Donald Trump's broadside against the top military brass is drawing warnings of a crisis in civilian-military relations should he become commander in chief and begin bypassing generals and admirals now serving under President Barack Obama.

"It would be unprecedented," said Mackubin Thomas Owens, a retired Marine colonel and former instructor at the Naval War College. "This would be making the military into a partisan prize. The idea you are going to come in and fire all the generals and admirals would be nearly impossible for a variety of reasons, but would also be stupid."

Wednesday night, the Republican presidential nominee charged the top rungs of the officer corps have been "reduced to rubble," referring to claims that a number of senior commanders have been cowed by administration officials or removed for disagreeing with them. It's a state of affairs Trump called "embarrassing to our country."

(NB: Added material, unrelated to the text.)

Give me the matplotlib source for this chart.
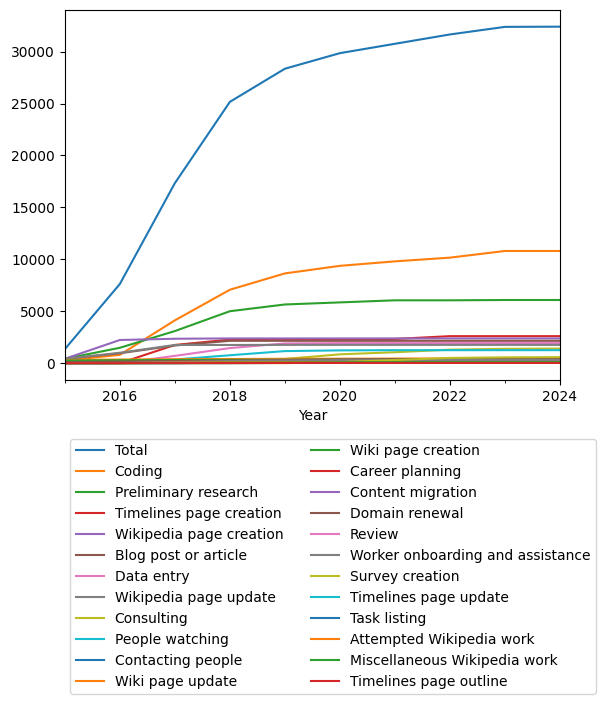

He also said that, in drawing up a new strategy to defeat the Islamic State, he would rely on "different generals" — a position Trump's surrogates underscored on Thursday.

"Mr. Trump never said he’d fire generals," the campaign emailed POLITICO. "He said he’d have different generals advising him."

Nonetheless, any attempt to sideline top officers in one fell swoop — while the prerogative of the president — is viewed by some retired officers and longtime Pentagon officials as undermining a tradition of keeping the active-duty military out of politics as much as possible. Unfairly painting a number of generals and admirals as lackeys of Obama would erode the perception that as an institution they are independent, they said.

Those are fears that top uniformed officers themselves have expressed privately for months as they have sought — not always successfully — to deflect questions from reporters about controversial proposals put forward by Trump, including his calls to torture terrorism suspects and his questioning of the relevance of the NATO military alliance.